→ **Dataset section**
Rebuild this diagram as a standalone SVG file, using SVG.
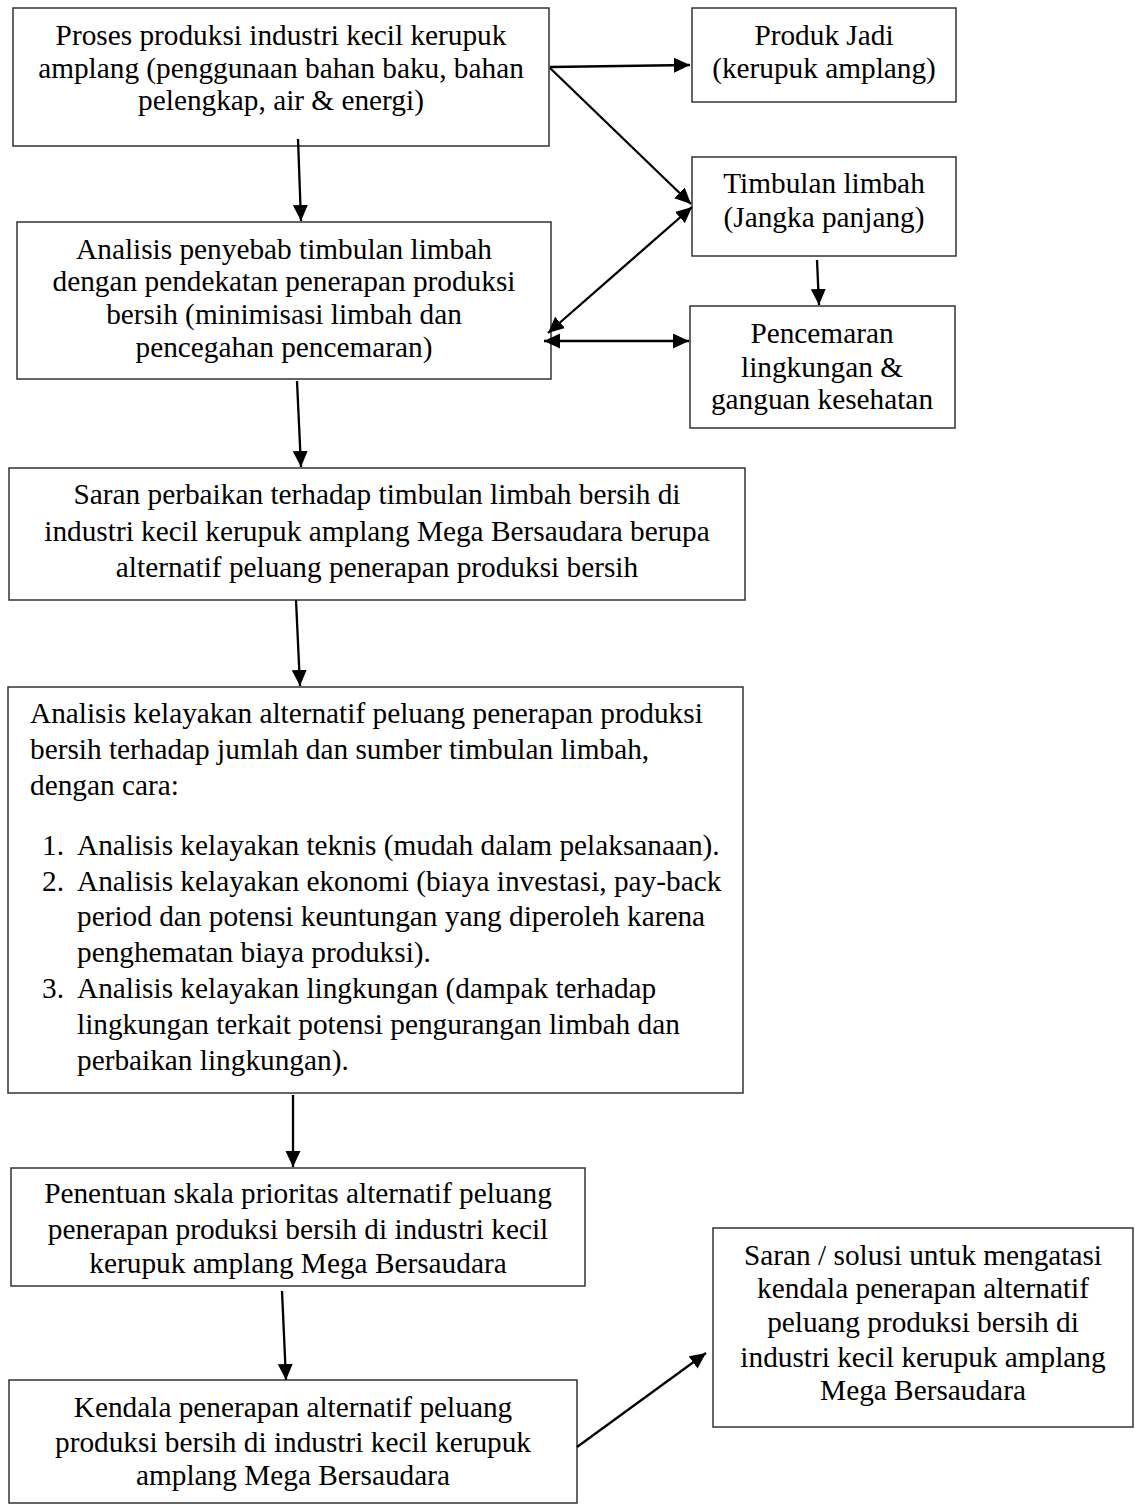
<svg xmlns="http://www.w3.org/2000/svg" width="1135" height="1506" viewBox="0 0 1135 1506">
<style>
.box{fill:#fff;stroke:#333;stroke-width:1.5}
.t{font-family:"Liberation Serif","Times New Roman",serif;font-size:29.3px;fill:#000}
.c{text-anchor:middle}
.ln{stroke:#000;stroke-width:2.3;fill:none}
</style>
<defs>
<marker id="ah" markerUnits="userSpaceOnUse" markerWidth="18" markerHeight="16" refX="16" refY="7.5" orient="auto-start-reverse">
<path d="M0,0 L16,7.5 L0,15 z" fill="#000"/>
</marker>
</defs>
<rect width="1135" height="1506" fill="#fff"/>
<g id="n1">
<rect class="box" x="13" y="8" width="536" height="138"/>
<text class="t c" x="281" y="45">Proses produksi industri kecil kerupuk</text>
<text class="t c" x="281" y="78">amplang (penggunaan bahan baku, bahan</text>
<text class="t c" x="281" y="110">pelengkap, air &amp; energi)</text>
</g>
<g id="n2">
<rect class="box" x="692" y="8" width="264" height="94"/>
<text class="t c" x="824" y="45">Produk Jadi</text>
<text class="t c" x="824" y="78">(kerupuk amplang)</text>
</g>
<g id="n3">
<rect class="box" x="692" y="157" width="264" height="99"/>
<text class="t c" x="824" y="193">Timbulan limbah</text>
<text class="t c" x="824" y="227">(Jangka panjang)</text>
</g>
<g id="n4">
<rect class="box" x="690" y="306" width="265" height="122"/>
<text class="t c" x="822" y="343">Pencemaran</text>
<text class="t c" x="822" y="377">lingkungan &amp;</text>
<text class="t c" x="822" y="409">ganguan kesehatan</text>
</g>
<g id="n5">
<rect class="box" x="17" y="222" width="534" height="157"/>
<text class="t c" x="284" y="259">Analisis penyebab timbulan limbah</text>
<text class="t c" x="284" y="291">dengan pendekatan penerapan produksi</text>
<text class="t c" x="284" y="324">bersih (minimisasi limbah dan</text>
<text class="t c" x="284" y="357">pencegahan pencemaran)</text>
</g>
<g id="n6">
<rect class="box" x="9" y="468" width="736" height="132"/>
<text class="t c" x="377" y="504">Saran perbaikan terhadap timbulan limbah bersih di</text>
<text class="t c" x="377" y="541">industri kecil kerupuk amplang Mega Bersaudara berupa</text>
<text class="t c" x="377" y="577">alternatif peluang penerapan produksi bersih</text>
</g>
<g id="n7">
<rect class="box" x="8" y="687" width="735" height="406"/>
<text class="t" x="30" y="723">Analisis kelayakan alternatif peluang penerapan produksi</text>
<text class="t" x="30" y="759">bersih terhadap jumlah dan sumber timbulan limbah,</text>
<text class="t" x="30" y="795">dengan cara:</text>
<text class="t" x="42" y="855">1.</text>
<text class="t" x="77" y="855">Analisis kelayakan teknis (mudah dalam pelaksanaan).</text>
<text class="t" x="42" y="891">2.</text>
<text class="t" x="77" y="891">Analisis kelayakan ekonomi (biaya investasi, pay-back</text>
<text class="t" x="77" y="926">period dan potensi keuntungan yang diperoleh karena</text>
<text class="t" x="77" y="962">penghematan biaya produksi).</text>
<text class="t" x="42" y="998">3.</text>
<text class="t" x="77" y="998">Analisis kelayakan lingkungan (dampak terhadap</text>
<text class="t" x="77" y="1034">lingkungan terkait potensi pengurangan limbah dan</text>
<text class="t" x="77" y="1070">perbaikan lingkungan).</text>
</g>
<g id="n8">
<rect class="box" x="11" y="1168" width="574" height="118"/>
<text class="t c" x="298" y="1203">Penentuan skala prioritas alternatif peluang</text>
<text class="t c" x="298" y="1239">penerapan produksi bersih di industri kecil</text>
<text class="t c" x="298" y="1273">kerupuk amplang Mega Bersaudara</text>
</g>
<g id="n9">
<rect class="box" x="9" y="1380" width="568" height="123"/>
<text class="t c" x="293" y="1417">Kendala penerapan alternatif peluang</text>
<text class="t c" x="293" y="1452">produksi bersih di industri kecil kerupuk</text>
<text class="t c" x="293" y="1485">amplang Mega Bersaudara</text>
</g>
<g id="n10">
<rect class="box" x="713" y="1228" width="420" height="199"/>
<text class="t c" x="923" y="1265">Saran / solusi untuk mengatasi</text>
<text class="t c" x="923" y="1298">kendala penerapan alternatif</text>
<text class="t c" x="923" y="1332">peluang produksi bersih di</text>
<text class="t c" x="923" y="1367">industri kecil kerupuk amplang</text>
<text class="t c" x="923" y="1400">Mega Bersaudara</text>
</g>
<g id="connectors">
<line class="ln" x1="298" y1="139" x2="301" y2="221" marker-end="url(#ah)"/>
<line class="ln" x1="550" y1="67" x2="690" y2="65" marker-end="url(#ah)"/>
<line class="ln" x1="550" y1="68" x2="691" y2="204" marker-end="url(#ah)"/>
<line class="ln" x1="548" y1="333" x2="692" y2="207" marker-start="url(#ah)" marker-end="url(#ah)"/>
<line class="ln" x1="544" y1="341" x2="689" y2="341" marker-start="url(#ah)" marker-end="url(#ah)"/>
<line class="ln" x1="817" y1="260" x2="819" y2="305" marker-end="url(#ah)"/>
<line class="ln" x1="297" y1="381" x2="301" y2="467" marker-end="url(#ah)"/>
<line class="ln" x1="296" y1="600" x2="300" y2="686" marker-end="url(#ah)"/>
<line class="ln" x1="293" y1="1095" x2="293" y2="1167" marker-end="url(#ah)"/>
<line class="ln" x1="282" y1="1291" x2="286" y2="1380" marker-end="url(#ah)"/>
<line class="ln" x1="577" y1="1447" x2="706" y2="1353" marker-end="url(#ah)"/>
</g>
</svg>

→ **Your goal**
Copy the whole of the material above exactly, but not its images.

→ **Complete output**
Rebuild this diagram as a standalone SVG file, using SVG.
<svg xmlns="http://www.w3.org/2000/svg" width="1135" height="1506" viewBox="0 0 1135 1506">
<style>
.box{fill:#fff;stroke:#333;stroke-width:1.5}
.t{font-family:"Liberation Serif","Times New Roman",serif;font-size:29.3px;fill:#000}
.c{text-anchor:middle}
.ln{stroke:#000;stroke-width:2.3;fill:none}
</style>
<defs>
<marker id="ah" markerUnits="userSpaceOnUse" markerWidth="18" markerHeight="16" refX="16" refY="7.5" orient="auto-start-reverse">
<path d="M0,0 L16,7.5 L0,15 z" fill="#000"/>
</marker>
</defs>
<rect width="1135" height="1506" fill="#fff"/>
<g id="n1">
<rect class="box" x="13" y="8" width="536" height="138"/>
<text class="t c" x="281" y="45">Proses produksi industri kecil kerupuk</text>
<text class="t c" x="281" y="78">amplang (penggunaan bahan baku, bahan</text>
<text class="t c" x="281" y="110">pelengkap, air &amp; energi)</text>
</g>
<g id="n2">
<rect class="box" x="692" y="8" width="264" height="94"/>
<text class="t c" x="824" y="45">Produk Jadi</text>
<text class="t c" x="824" y="78">(kerupuk amplang)</text>
</g>
<g id="n3">
<rect class="box" x="692" y="157" width="264" height="99"/>
<text class="t c" x="824" y="193">Timbulan limbah</text>
<text class="t c" x="824" y="227">(Jangka panjang)</text>
</g>
<g id="n4">
<rect class="box" x="690" y="306" width="265" height="122"/>
<text class="t c" x="822" y="343">Pencemaran</text>
<text class="t c" x="822" y="377">lingkungan &amp;</text>
<text class="t c" x="822" y="409">ganguan kesehatan</text>
</g>
<g id="n5">
<rect class="box" x="17" y="222" width="534" height="157"/>
<text class="t c" x="284" y="259">Analisis penyebab timbulan limbah</text>
<text class="t c" x="284" y="291">dengan pendekatan penerapan produksi</text>
<text class="t c" x="284" y="324">bersih (minimisasi limbah dan</text>
<text class="t c" x="284" y="357">pencegahan pencemaran)</text>
</g>
<g id="n6">
<rect class="box" x="9" y="468" width="736" height="132"/>
<text class="t c" x="377" y="504">Saran perbaikan terhadap timbulan limbah bersih di</text>
<text class="t c" x="377" y="541">industri kecil kerupuk amplang Mega Bersaudara berupa</text>
<text class="t c" x="377" y="577">alternatif peluang penerapan produksi bersih</text>
</g>
<g id="n7">
<rect class="box" x="8" y="687" width="735" height="406"/>
<text class="t" x="30" y="723">Analisis kelayakan alternatif peluang penerapan produksi</text>
<text class="t" x="30" y="759">bersih terhadap jumlah dan sumber timbulan limbah,</text>
<text class="t" x="30" y="795">dengan cara:</text>
<text class="t" x="42" y="855">1.</text>
<text class="t" x="77" y="855">Analisis kelayakan teknis (mudah dalam pelaksanaan).</text>
<text class="t" x="42" y="891">2.</text>
<text class="t" x="77" y="891">Analisis kelayakan ekonomi (biaya investasi, pay-back</text>
<text class="t" x="77" y="926">period dan potensi keuntungan yang diperoleh karena</text>
<text class="t" x="77" y="962">penghematan biaya produksi).</text>
<text class="t" x="42" y="998">3.</text>
<text class="t" x="77" y="998">Analisis kelayakan lingkungan (dampak terhadap</text>
<text class="t" x="77" y="1034">lingkungan terkait potensi pengurangan limbah dan</text>
<text class="t" x="77" y="1070">perbaikan lingkungan).</text>
</g>
<g id="n8">
<rect class="box" x="11" y="1168" width="574" height="118"/>
<text class="t c" x="298" y="1203">Penentuan skala prioritas alternatif peluang</text>
<text class="t c" x="298" y="1239">penerapan produksi bersih di industri kecil</text>
<text class="t c" x="298" y="1273">kerupuk amplang Mega Bersaudara</text>
</g>
<g id="n9">
<rect class="box" x="9" y="1380" width="568" height="123"/>
<text class="t c" x="293" y="1417">Kendala penerapan alternatif peluang</text>
<text class="t c" x="293" y="1452">produksi bersih di industri kecil kerupuk</text>
<text class="t c" x="293" y="1485">amplang Mega Bersaudara</text>
</g>
<g id="n10">
<rect class="box" x="713" y="1228" width="420" height="199"/>
<text class="t c" x="923" y="1265">Saran / solusi untuk mengatasi</text>
<text class="t c" x="923" y="1298">kendala penerapan alternatif</text>
<text class="t c" x="923" y="1332">peluang produksi bersih di</text>
<text class="t c" x="923" y="1367">industri kecil kerupuk amplang</text>
<text class="t c" x="923" y="1400">Mega Bersaudara</text>
</g>
<g id="connectors">
<line class="ln" x1="298" y1="139" x2="301" y2="221" marker-end="url(#ah)"/>
<line class="ln" x1="550" y1="67" x2="690" y2="65" marker-end="url(#ah)"/>
<line class="ln" x1="550" y1="68" x2="691" y2="204" marker-end="url(#ah)"/>
<line class="ln" x1="548" y1="333" x2="692" y2="207" marker-start="url(#ah)" marker-end="url(#ah)"/>
<line class="ln" x1="544" y1="341" x2="689" y2="341" marker-start="url(#ah)" marker-end="url(#ah)"/>
<line class="ln" x1="817" y1="260" x2="819" y2="305" marker-end="url(#ah)"/>
<line class="ln" x1="297" y1="381" x2="301" y2="467" marker-end="url(#ah)"/>
<line class="ln" x1="296" y1="600" x2="300" y2="686" marker-end="url(#ah)"/>
<line class="ln" x1="293" y1="1095" x2="293" y2="1167" marker-end="url(#ah)"/>
<line class="ln" x1="282" y1="1291" x2="286" y2="1380" marker-end="url(#ah)"/>
<line class="ln" x1="577" y1="1447" x2="706" y2="1353" marker-end="url(#ah)"/>
</g>
</svg>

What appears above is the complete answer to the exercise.